Tackling the multicast beast.


Ive started on the Developing IP Multicast Networks book from Beau Williamson. This book is apparently “the” book on multicasting, so I hope it will help me out with this weak area of mine. So far ive read about DVMRP which is not on the blueprint, but it sounded like it would be a good help to understanding PIM modes, which are on the blueprint, so I decided to go through it anyways. So far its a good read, however you can tell that its dated a bit. The overview of the applications running on the MBone is from Windows 95 🙂 quite a few years ago.

I think that i get confused on how IGMP and the multicast routing protocol in place interacts. For one thing, I came across that PIM helps IGMP v1 to figure out the active querier on the multiaccess-network. This is since IGMP v1 does not have a native way of figuring this out like IGMP v2 has. In IGMP v2, the lowest IP address becomes the querier of the network.
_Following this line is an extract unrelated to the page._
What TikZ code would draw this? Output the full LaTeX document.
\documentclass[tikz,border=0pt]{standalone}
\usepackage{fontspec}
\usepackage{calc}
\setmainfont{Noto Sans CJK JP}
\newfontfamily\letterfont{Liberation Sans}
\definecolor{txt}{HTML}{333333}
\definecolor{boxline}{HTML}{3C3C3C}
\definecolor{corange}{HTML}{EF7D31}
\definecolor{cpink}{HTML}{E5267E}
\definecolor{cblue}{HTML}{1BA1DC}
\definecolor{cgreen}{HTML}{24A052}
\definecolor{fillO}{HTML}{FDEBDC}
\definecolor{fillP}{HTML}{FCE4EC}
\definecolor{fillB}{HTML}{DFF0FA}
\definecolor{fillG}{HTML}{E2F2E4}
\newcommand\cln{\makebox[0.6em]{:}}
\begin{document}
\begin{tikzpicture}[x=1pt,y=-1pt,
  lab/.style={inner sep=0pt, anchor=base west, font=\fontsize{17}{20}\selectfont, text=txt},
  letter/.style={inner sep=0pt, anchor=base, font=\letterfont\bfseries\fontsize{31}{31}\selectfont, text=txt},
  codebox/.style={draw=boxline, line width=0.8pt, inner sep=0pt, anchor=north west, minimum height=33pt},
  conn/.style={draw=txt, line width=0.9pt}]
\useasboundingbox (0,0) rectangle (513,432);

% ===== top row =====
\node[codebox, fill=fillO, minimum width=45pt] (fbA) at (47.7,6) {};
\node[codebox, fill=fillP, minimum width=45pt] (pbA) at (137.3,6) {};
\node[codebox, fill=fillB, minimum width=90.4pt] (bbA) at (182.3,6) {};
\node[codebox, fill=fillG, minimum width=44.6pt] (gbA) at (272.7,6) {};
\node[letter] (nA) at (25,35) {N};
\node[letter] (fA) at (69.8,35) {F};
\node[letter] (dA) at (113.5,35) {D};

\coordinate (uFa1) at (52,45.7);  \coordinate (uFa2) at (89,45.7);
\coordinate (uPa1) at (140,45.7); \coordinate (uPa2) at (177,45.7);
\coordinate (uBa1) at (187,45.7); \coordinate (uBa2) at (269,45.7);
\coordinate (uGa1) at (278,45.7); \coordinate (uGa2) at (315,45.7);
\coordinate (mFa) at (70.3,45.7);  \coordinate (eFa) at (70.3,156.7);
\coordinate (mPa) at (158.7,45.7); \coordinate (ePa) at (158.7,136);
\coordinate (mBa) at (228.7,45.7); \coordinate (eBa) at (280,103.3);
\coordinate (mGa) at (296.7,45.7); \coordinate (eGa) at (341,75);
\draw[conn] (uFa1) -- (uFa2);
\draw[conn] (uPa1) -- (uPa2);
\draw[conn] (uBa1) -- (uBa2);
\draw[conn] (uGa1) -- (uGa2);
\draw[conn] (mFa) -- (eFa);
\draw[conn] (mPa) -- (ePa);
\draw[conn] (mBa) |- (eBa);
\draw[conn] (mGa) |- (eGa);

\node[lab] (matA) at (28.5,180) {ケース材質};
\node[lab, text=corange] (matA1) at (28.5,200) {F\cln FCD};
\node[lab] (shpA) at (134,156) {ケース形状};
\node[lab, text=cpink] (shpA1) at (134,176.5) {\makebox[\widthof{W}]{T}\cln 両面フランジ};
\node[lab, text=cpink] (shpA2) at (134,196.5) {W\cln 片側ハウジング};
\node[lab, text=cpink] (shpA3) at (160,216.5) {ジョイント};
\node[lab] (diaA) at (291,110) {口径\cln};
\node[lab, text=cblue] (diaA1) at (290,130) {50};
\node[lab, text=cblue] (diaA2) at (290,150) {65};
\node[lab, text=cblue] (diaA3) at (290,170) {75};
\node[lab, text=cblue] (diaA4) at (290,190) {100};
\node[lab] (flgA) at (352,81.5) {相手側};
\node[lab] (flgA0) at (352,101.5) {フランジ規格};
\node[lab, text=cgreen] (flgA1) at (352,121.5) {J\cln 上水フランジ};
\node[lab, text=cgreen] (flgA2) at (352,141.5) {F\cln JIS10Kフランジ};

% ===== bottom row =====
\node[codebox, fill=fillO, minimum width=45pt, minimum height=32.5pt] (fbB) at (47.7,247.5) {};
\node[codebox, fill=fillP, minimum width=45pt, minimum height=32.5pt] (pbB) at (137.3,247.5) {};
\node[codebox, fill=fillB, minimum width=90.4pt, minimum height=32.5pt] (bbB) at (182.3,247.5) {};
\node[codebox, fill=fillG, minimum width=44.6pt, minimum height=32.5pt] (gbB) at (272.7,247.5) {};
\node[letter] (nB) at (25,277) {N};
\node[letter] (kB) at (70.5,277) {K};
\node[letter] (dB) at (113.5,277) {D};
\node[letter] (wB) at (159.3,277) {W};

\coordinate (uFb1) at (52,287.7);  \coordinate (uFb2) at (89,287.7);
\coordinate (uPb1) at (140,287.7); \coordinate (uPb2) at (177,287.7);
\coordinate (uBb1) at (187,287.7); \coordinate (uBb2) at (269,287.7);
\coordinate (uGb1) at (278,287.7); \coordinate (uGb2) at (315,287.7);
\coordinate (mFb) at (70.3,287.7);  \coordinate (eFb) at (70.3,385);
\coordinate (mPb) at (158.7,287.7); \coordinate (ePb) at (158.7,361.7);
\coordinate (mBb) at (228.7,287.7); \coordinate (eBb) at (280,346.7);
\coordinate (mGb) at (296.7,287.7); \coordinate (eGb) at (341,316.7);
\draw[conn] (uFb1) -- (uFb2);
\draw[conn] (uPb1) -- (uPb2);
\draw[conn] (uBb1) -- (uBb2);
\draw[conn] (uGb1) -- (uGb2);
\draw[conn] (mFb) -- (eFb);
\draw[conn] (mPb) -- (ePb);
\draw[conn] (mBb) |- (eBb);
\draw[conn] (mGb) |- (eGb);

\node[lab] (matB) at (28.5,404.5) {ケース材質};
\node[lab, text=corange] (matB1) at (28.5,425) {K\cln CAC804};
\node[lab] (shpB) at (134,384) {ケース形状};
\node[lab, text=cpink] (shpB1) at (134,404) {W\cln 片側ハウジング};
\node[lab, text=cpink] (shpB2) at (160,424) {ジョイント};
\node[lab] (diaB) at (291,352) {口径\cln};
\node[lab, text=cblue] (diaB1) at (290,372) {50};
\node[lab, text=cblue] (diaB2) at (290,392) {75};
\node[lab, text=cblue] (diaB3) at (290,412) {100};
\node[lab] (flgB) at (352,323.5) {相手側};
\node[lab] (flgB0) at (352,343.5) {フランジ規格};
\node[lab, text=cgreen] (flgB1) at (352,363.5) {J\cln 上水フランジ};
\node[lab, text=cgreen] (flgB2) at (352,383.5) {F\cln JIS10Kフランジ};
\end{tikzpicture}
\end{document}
Basically: IGMP is between hosts and their local routers. Multicast routing protocols are between routers.

Its all about the trees.

Well, it really is about the trees, in routing as in the real world :). As Beau mentions in the beginning of his book, this is really routing upside down. You do not route to a destination, you route from a source. From the source you branch out to everyone who needs it. This in effect creates a “tree” of receivers who needs the multicast stream. The management of this tree is up to the multicast routing protocols to figure out.
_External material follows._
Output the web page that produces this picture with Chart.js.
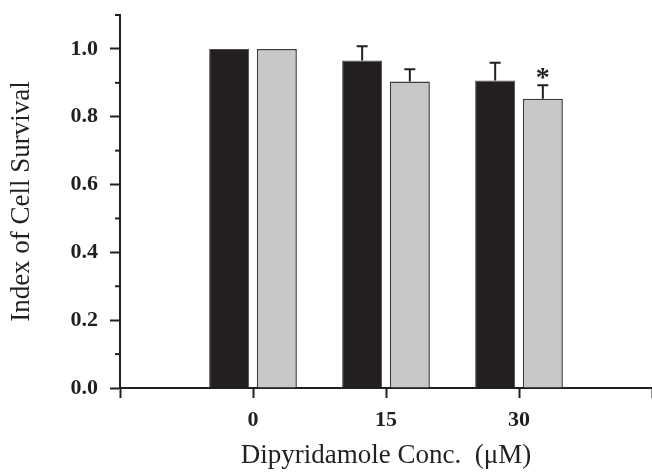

There are three categories of multicast routing protocols:

In dense-mode, you assume that theres at least one receiver on every subnet, so you push all you can out there. You then leave it up to the individual routers to prune the branches for the multicast groups they dont need (have no receivers for). In PIM-DM this pruning has a lifetime of about 3 minutes. After that the tree “regrows”, and you must prune the branches again if they are still not needed. This can by the pure sight of it seem like a waste of resources, and ofcourse it is. DVMRP is also a dense-mode protocol that also relies upon pruning to cut of the branches not required.

If a receiver is all of sudden appearing on a previously pruned branch, the local router can “graft” the branch back onto the tree, but sending graft messages back up the tree. This is to avoid waiting for up to three minutes before the branch is “regrown” by it being unpruned. This process of grafting is acknowledgement based.
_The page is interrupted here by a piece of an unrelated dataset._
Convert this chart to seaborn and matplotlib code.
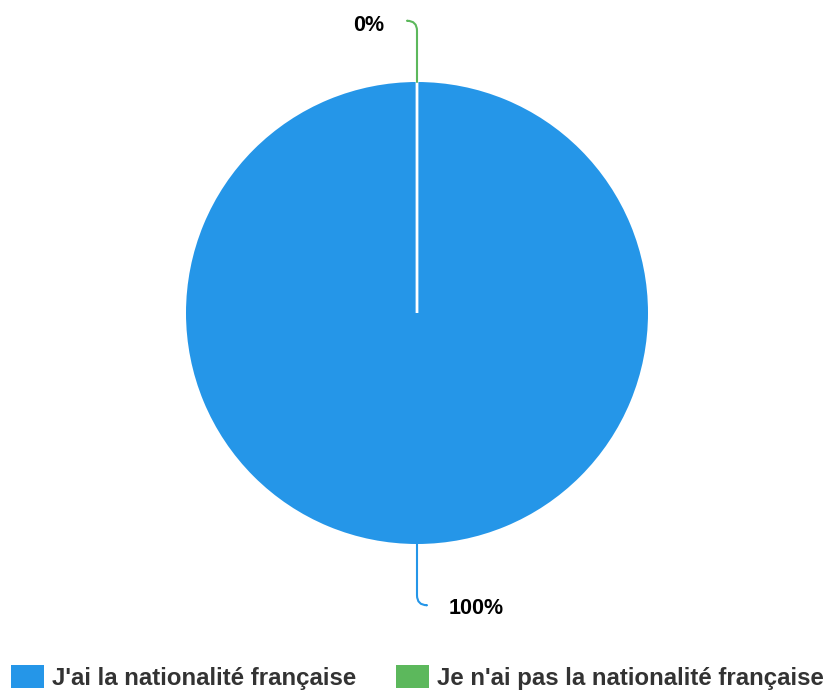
import numpy as np
import matplotlib
matplotlib.use("Agg")
import matplotlib.pyplot as plt
import seaborn as sns
from matplotlib.patches import Patch

sns.set_theme(style="white")
plt.rcParams['font.family'] = ['Liberation Sans', 'DejaVu Sans']

# Data
categories = ["J'ai la nationalité française", "Je n'ai pas la nationalité française"]
values = [100, 0]
pct_labels = ["100%", "0%"]
colors = ['#2596e8', '#5cb85c']

W, H = 830, 693
fig = plt.figure(figsize=(W / 100, H / 100), dpi=100)

# pie: center (417, 313) px, radius 231 px
r_px, cx, cy = 231, 417, H - 313
k = 1.4
ax = fig.add_axes([(cx - r_px * k) / W, (cy - r_px * k) / H,
                   2 * r_px * k / W, 2 * r_px * k / H])

wedges, _ = ax.pie(values, colors=colors, startangle=90, counterclock=False,
                   radius=1, wedgeprops=dict(linewidth=0))
ax.set_xlim(-k, k)
ax.set_ylim(-k, k)
ax.axis('off')

# zero slice shows as a thin white line
wedges[1].set_edgecolor('white')
wedges[1].set_linewidth(2)

# labels with leader lines
total = sum(values)
start = 90
for w, val, lab, col in zip(wedges, values, pct_labels, colors):
    sweep = 360 * val / total
    mid = np.deg2rad(start - sweep / 2)
    start -= sweep
    px, py = np.cos(mid), np.sin(mid)
    sgn = 1 if py > 0 else -1
    # leader end point (bends sideways)
    ex = px - 0.042 * sgn
    ey = py + 0.265 * sgn
    ax.annotate('', xy=(px, py), xytext=(ex, ey),
                arrowprops=dict(arrowstyle='-', color=col, lw=1.5,
                                connectionstyle='angle,angleA=0,angleB=90,rad=10',
                                shrinkA=0, shrinkB=0))
    if sgn > 0:
        ax.text(ex - 0.1, ey - 0.02, lab, ha='right', va='center',
                fontsize=15.5, fontweight='bold', color='black')
    else:
        ax.text(ex + 0.095, ey - 0.015, lab, ha='left', va='center',
                fontsize=15.5, fontweight='bold', color='black')

handles = [Patch(facecolor=c, edgecolor='none') for c in colors]
leg = fig.legend(handles, categories, loc='lower center', ncol=2,
                 bbox_to_anchor=(0.503, -0.027), frameon=False,
                 prop=dict(size=17.3, weight='bold'),
                 handlelength=1.37, handleheight=1.1, handletextpad=0.35,
                 columnspacing=1.65)
for t in leg.get_texts():
    t.set_color('#333333')

fig.savefig('out.png', dpi=100)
Always remember where you come from.

This is particularly true of multicasting. One of the key components is the use of whats called an RPF check. RPF stands for Reverse Path Forwarding. It covers that for a given group you want to make sure that data is received on the correct and best interface toward that source. If this check is not successfull you might have a routing loop. When data is received, you look up into a table (more on this table later), whether the receiving interface is the RPF interface of this stream. If so, great, send it out all outgoing interface. If not, drop the packet. The table used for this lookup depends on the multicast routing protocol used. In the case of DVMRP, it has a special DVMRP routing table it uses. PIM, because it is Protocol Independent, uses the standard IP routing table (RIB) for this purpose. This means that no matter what installed the route to the source, it will be used, based on all the standard methods for assessing routes. If two equal cost routes are in the RIB, the one with the highest next-hop IP address becomes the one used for the RPF check.

Assert that you are the best, but be democratic about it.

When multiple routers are connected to the same LAN segment with receivers, you dont want to waste bandwidth, and cpu cycles on all receivers by sending two identical data streams. You only want one of them sending out this data, also called the forwarder. In PIM, this forwarder is figured out by the routers when they receive each others multicast streams. They each send out an assert message with the metric (AD, Metric) to the source of the multicast stream. The one with the lowest one wins. If there is a tie, the one with the highest IP (of the routers) win the election.

Okay, thats some basic theory behind especially PIM-DM. I will cover the PIM-SM after its been read through. Note that this is all theory. I will try to give some examples when I have a good grasp on it in later chapters.